__Task to complete__.
Exactly repeat the material, dropping every picture from the copy.

__Information shown__.
•••••

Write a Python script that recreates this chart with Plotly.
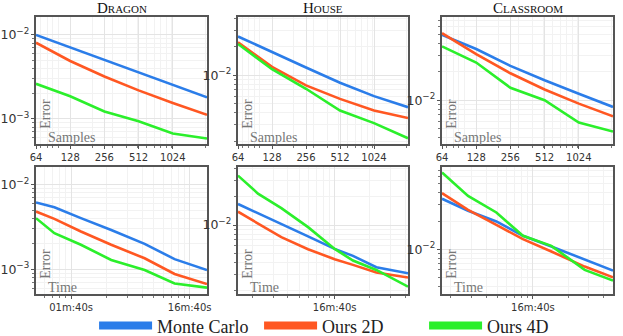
import math
import plotly.graph_objects as go

methods = ["Monte Carlo", "Ours 2D", "Ours 4D"]
colors = ["#2b7de9", "#ff5722", "#2bef2b"]
scenes = ["Dragon", "House", "Classroom"]

samples = [64, 128, 256, 512, 1024, 2048]
sample_ticks = [64, 128, 256, 512, 1024]

# error vs samples
dragon_spp = [
    [0.0100, 0.00710, 0.00505, 0.00358, 0.00255, 0.00181],
    [0.00810, 0.00490, 0.00320, 0.00219, 0.00155, 0.00112],
    [0.00262, 0.00186, 0.00123, 0.00094, 0.00067, 0.000585],
]
house_spp = [
    [0.0258, 0.0175, 0.0121, 0.00834, 0.00601, 0.00458],
    [0.0224, 0.0123, 0.00782, 0.00562, 0.00422, 0.00352],
    [0.0215, 0.0116, 0.00719, 0.00422, 0.00311, 0.00215],
]
classroom_spp = [
    [0.0493, 0.0349, 0.0231, 0.01626, 0.0117, 0.00849],
    [0.0514, 0.0308, 0.0193, 0.0130, 0.0092, 0.00675],
    [0.0372, 0.0251, 0.01355, 0.0100, 0.00581, 0.00466],
]

# error vs time (seconds)
dragon_t = [50.6, 72.3, 121, 218, 417, 746, 1400]
dragon_time = [
    [0.00618, 0.00543, 0.00403, 0.00292, 0.00200, 0.00132, 0.00098],
    [0.00483, 0.00395, 0.00280, 0.00195, 0.00135, 0.00088, 0.00067],
    [0.00403, 0.00267, 0.00195, 0.00129, 0.00098, 0.00068, 0.000607],
]
house_t = [150, 222, 351, 593, 1000, 1432, 2265, 4217]
house_time = [
    [0.0168, 0.01345, 0.01033, 0.00757, 0.00557, 0.00469, 0.00355, 0.00306],
    [0.0139, 0.0105, 0.00743, 0.00553, 0.00432, 0.00376, 0.00311, 0.00275],
    [0.0338, 0.0217, 0.0152, 0.00952, 0.00557, 0.00418, 0.00332, 0.0022],
]
classroom_t = [168, 280, 488, 822, 1435, 2760, 4810]
classroom_time = [
    [0.0346, 0.0258, 0.0198, 0.0139, 0.0107, 0.00782, 0.0059],
    [0.0398, 0.0264, 0.0182, 0.0128, 0.00944, 0.00652, 0.00501],
    [0.0662, 0.0372, 0.0247, 0.0139, 0.01086, 0.00601, 0.00461],
]
time_ticks = [100, 1000]
time_labels = ["01m:40s", "16m:40s"]

# y ranges (log10) per panel
top_yrange = [[-3.298, -1.786], [-2.729, -1.382], [-2.464, -1.118]]
bot_yrange = [[-3.292, -1.79], [-2.736, -1.379], [-2.479, -1.121]]

W, H = 623, 336
cols_px = [(36, 207), (238, 408), (442, 613)]
rows_px = [(17, 144), (167, 294)]

fig = go.Figure()
serif = "Liberation Serif"
tickfont = dict(family="DejaVu Sans", size=10, color="#333")

panels = [
    (dragon_spp, samples), (house_spp, samples), (classroom_spp, samples),
    (dragon_time, dragon_t), (house_time, house_t), (classroom_time, classroom_t),
]

for i, (data, xs) in enumerate(panels):
    r, c = divmod(i, 3)
    n = i + 1
    xa = "x" if n == 1 else f"x{n}"
    ya = "y" if n == 1 else f"y{n}"
    for m in range(3):
        fig.add_trace(go.Scatter(
            x=xs, y=data[m], mode="lines", name=methods[m],
            line=dict(color=colors[m], width=2.6),
            xaxis=xa, yaxis=ya, legendgroup=methods[m], showlegend=False,
        ))
    x0, x1 = cols_px[c]
    y0, y1 = rows_px[r]
    xkey = "xaxis" if n == 1 else f"xaxis{n}"
    ykey = "yaxis" if n == 1 else f"yaxis{n}"
    axcommon = dict(
        showline=True, mirror=True, linecolor="#555", linewidth=1.5,
        showgrid=True, gridcolor="#e4e4e4", gridwidth=1, zeroline=False,
        ticks="outside", ticklen=3, tickcolor="#555", tickfont=tickfont,
    )
    minor = dict(showgrid=True, gridcolor="#f2f2f2", ticks="outside",
                 ticklen=2, tickcolor="#777", dtick="D1")
    if r == 0:
        xcfg = dict(type="log", range=[math.log10(64), math.log10(2048)],
                    tickvals=sample_ticks, ticktext=[str(v) for v in sample_ticks])
    else:
        xcfg = dict(type="log", range=[math.log10(xs[0]), math.log10(xs[-1])],
                    tickvals=time_ticks, ticktext=time_labels)
    fig.layout[xkey] = dict(domain=[x0 / W, x1 / W], anchor=ya, minor=minor,
                            **axcommon, **xcfg)
    yr = top_yrange[c] if r == 0 else bot_yrange[c]
    fig.layout[ykey] = dict(
        domain=[1 - y1 / H, 1 - y0 / H], anchor=xa, type="log", range=yr,
        dtick=1, exponentformat="power", minor=minor, **axcommon,
    )
    # in-plot axis captions
    fig.add_annotation(text="Error", xref=f"{xa} domain", yref=f"{ya} domain",
                       x=0.0, y=0.1, xanchor="left", yanchor="bottom", textangle=-90,
                       showarrow=False, font=dict(family=serif, size=14, color="#777"))
    fig.add_annotation(text="Samples" if r == 0 else "Time", xref=f"{xa} domain", yref=f"{ya} domain",
                       x=0.06, y=-0.02, xanchor="left", yanchor="bottom",
                       showarrow=False, font=dict(family=serif, size=14, color="#777"))
    if r == 0:
        name = scenes[c]
        fig.add_annotation(
            text=f'{name[0]}<span style="font-size:11px">{name[1:].upper()}</span>',
            xref=f"{xa} domain", yref=f"{ya} domain", x=0.5, y=1.0,
            xanchor="center", yanchor="middle", yshift=9, showarrow=False,
            font=dict(family=serif, size=15, color="#111"),
        )

# legend-only entries with thick strokes
for m in range(3):
    fig.add_trace(go.Scatter(
        x=[None], y=[None], mode="lines", name=methods[m],
        line=dict(color=colors[m], width=8), legendgroup=methods[m], showlegend=True,
    ))

fig.update_layout(
    width=W, height=H, margin=dict(l=0, r=0, t=0, b=0, autoexpand=False),
    paper_bgcolor="white", plot_bgcolor="white",
    showlegend=True,
    legend=dict(orientation="h", x=0.151, xanchor="left", y=0.03, yanchor="middle",
                font=dict(family=serif, size=18, color="#222"), itemwidth=53,
                entrywidth=97, tracegroupgap=0, bgcolor="rgba(0,0,0,0)"),
)

fig.write_html("out.html", config={"displayModeBar": False},
               post_script="document.body.style.margin='0px';")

•••••

__Reply to the exercise__.
Write a Python script that recreates this chart with Plotly.
import math
import plotly.graph_objects as go

methods = ["Monte Carlo", "Ours 2D", "Ours 4D"]
colors = ["#2b7de9", "#ff5722", "#2bef2b"]
scenes = ["Dragon", "House", "Classroom"]

samples = [64, 128, 256, 512, 1024, 2048]
sample_ticks = [64, 128, 256, 512, 1024]

# error vs samples
dragon_spp = [
    [0.0100, 0.00710, 0.00505, 0.00358, 0.00255, 0.00181],
    [0.00810, 0.00490, 0.00320, 0.00219, 0.00155, 0.00112],
    [0.00262, 0.00186, 0.00123, 0.00094, 0.00067, 0.000585],
]
house_spp = [
    [0.0258, 0.0175, 0.0121, 0.00834, 0.00601, 0.00458],
    [0.0224, 0.0123, 0.00782, 0.00562, 0.00422, 0.00352],
    [0.0215, 0.0116, 0.00719, 0.00422, 0.00311, 0.00215],
]
classroom_spp = [
    [0.0493, 0.0349, 0.0231, 0.01626, 0.0117, 0.00849],
    [0.0514, 0.0308, 0.0193, 0.0130, 0.0092, 0.00675],
    [0.0372, 0.0251, 0.01355, 0.0100, 0.00581, 0.00466],
]

# error vs time (seconds)
dragon_t = [50.6, 72.3, 121, 218, 417, 746, 1400]
dragon_time = [
    [0.00618, 0.00543, 0.00403, 0.00292, 0.00200, 0.00132, 0.00098],
    [0.00483, 0.00395, 0.00280, 0.00195, 0.00135, 0.00088, 0.00067],
    [0.00403, 0.00267, 0.00195, 0.00129, 0.00098, 0.00068, 0.000607],
]
house_t = [150, 222, 351, 593, 1000, 1432, 2265, 4217]
house_time = [
    [0.0168, 0.01345, 0.01033, 0.00757, 0.00557, 0.00469, 0.00355, 0.00306],
    [0.0139, 0.0105, 0.00743, 0.00553, 0.00432, 0.00376, 0.00311, 0.00275],
    [0.0338, 0.0217, 0.0152, 0.00952, 0.00557, 0.00418, 0.00332, 0.0022],
]
classroom_t = [168, 280, 488, 822, 1435, 2760, 4810]
classroom_time = [
    [0.0346, 0.0258, 0.0198, 0.0139, 0.0107, 0.00782, 0.0059],
    [0.0398, 0.0264, 0.0182, 0.0128, 0.00944, 0.00652, 0.00501],
    [0.0662, 0.0372, 0.0247, 0.0139, 0.01086, 0.00601, 0.00461],
]
time_ticks = [100, 1000]
time_labels = ["01m:40s", "16m:40s"]

# y ranges (log10) per panel
top_yrange = [[-3.298, -1.786], [-2.729, -1.382], [-2.464, -1.118]]
bot_yrange = [[-3.292, -1.79], [-2.736, -1.379], [-2.479, -1.121]]

W, H = 623, 336
cols_px = [(36, 207), (238, 408), (442, 613)]
rows_px = [(17, 144), (167, 294)]

fig = go.Figure()
serif = "Liberation Serif"
tickfont = dict(family="DejaVu Sans", size=10, color="#333")

panels = [
    (dragon_spp, samples), (house_spp, samples), (classroom_spp, samples),
    (dragon_time, dragon_t), (house_time, house_t), (classroom_time, classroom_t),
]

for i, (data, xs) in enumerate(panels):
    r, c = divmod(i, 3)
    n = i + 1
    xa = "x" if n == 1 else f"x{n}"
    ya = "y" if n == 1 else f"y{n}"
    for m in range(3):
        fig.add_trace(go.Scatter(
            x=xs, y=data[m], mode="lines", name=methods[m],
            line=dict(color=colors[m], width=2.6),
            xaxis=xa, yaxis=ya, legendgroup=methods[m], showlegend=False,
        ))
    x0, x1 = cols_px[c]
    y0, y1 = rows_px[r]
    xkey = "xaxis" if n == 1 else f"xaxis{n}"
    ykey = "yaxis" if n == 1 else f"yaxis{n}"
    axcommon = dict(
        showline=True, mirror=True, linecolor="#555", linewidth=1.5,
        showgrid=True, gridcolor="#e4e4e4", gridwidth=1, zeroline=False,
        ticks="outside", ticklen=3, tickcolor="#555", tickfont=tickfont,
    )
    minor = dict(showgrid=True, gridcolor="#f2f2f2", ticks="outside",
                 ticklen=2, tickcolor="#777", dtick="D1")
    if r == 0:
        xcfg = dict(type="log", range=[math.log10(64), math.log10(2048)],
                    tickvals=sample_ticks, ticktext=[str(v) for v in sample_ticks])
    else:
        xcfg = dict(type="log", range=[math.log10(xs[0]), math.log10(xs[-1])],
                    tickvals=time_ticks, ticktext=time_labels)
    fig.layout[xkey] = dict(domain=[x0 / W, x1 / W], anchor=ya, minor=minor,
                            **axcommon, **xcfg)
    yr = top_yrange[c] if r == 0 else bot_yrange[c]
    fig.layout[ykey] = dict(
        domain=[1 - y1 / H, 1 - y0 / H], anchor=xa, type="log", range=yr,
        dtick=1, exponentformat="power", minor=minor, **axcommon,
    )
    # in-plot axis captions
    fig.add_annotation(text="Error", xref=f"{xa} domain", yref=f"{ya} domain",
                       x=0.0, y=0.1, xanchor="left", yanchor="bottom", textangle=-90,
                       showarrow=False, font=dict(family=serif, size=14, color="#777"))
    fig.add_annotation(text="Samples" if r == 0 else "Time", xref=f"{xa} domain", yref=f"{ya} domain",
                       x=0.06, y=-0.02, xanchor="left", yanchor="bottom",
                       showarrow=False, font=dict(family=serif, size=14, color="#777"))
    if r == 0:
        name = scenes[c]
        fig.add_annotation(
            text=f'{name[0]}<span style="font-size:11px">{name[1:].upper()}</span>',
            xref=f"{xa} domain", yref=f"{ya} domain", x=0.5, y=1.0,
            xanchor="center", yanchor="middle", yshift=9, showarrow=False,
            font=dict(family=serif, size=15, color="#111"),
        )

# legend-only entries with thick strokes
for m in range(3):
    fig.add_trace(go.Scatter(
        x=[None], y=[None], mode="lines", name=methods[m],
        line=dict(color=colors[m], width=8), legendgroup=methods[m], showlegend=True,
    ))

fig.update_layout(
    width=W, height=H, margin=dict(l=0, r=0, t=0, b=0, autoexpand=False),
    paper_bgcolor="white", plot_bgcolor="white",
    showlegend=True,
    legend=dict(orientation="h", x=0.151, xanchor="left", y=0.03, yanchor="middle",
                font=dict(family=serif, size=18, color="#222"), itemwidth=53,
                entrywidth=97, tracegroupgap=0, bgcolor="rgba(0,0,0,0)"),
)

fig.write_html("out.html", config={"displayModeBar": False},
               post_script="document.body.style.margin='0px';")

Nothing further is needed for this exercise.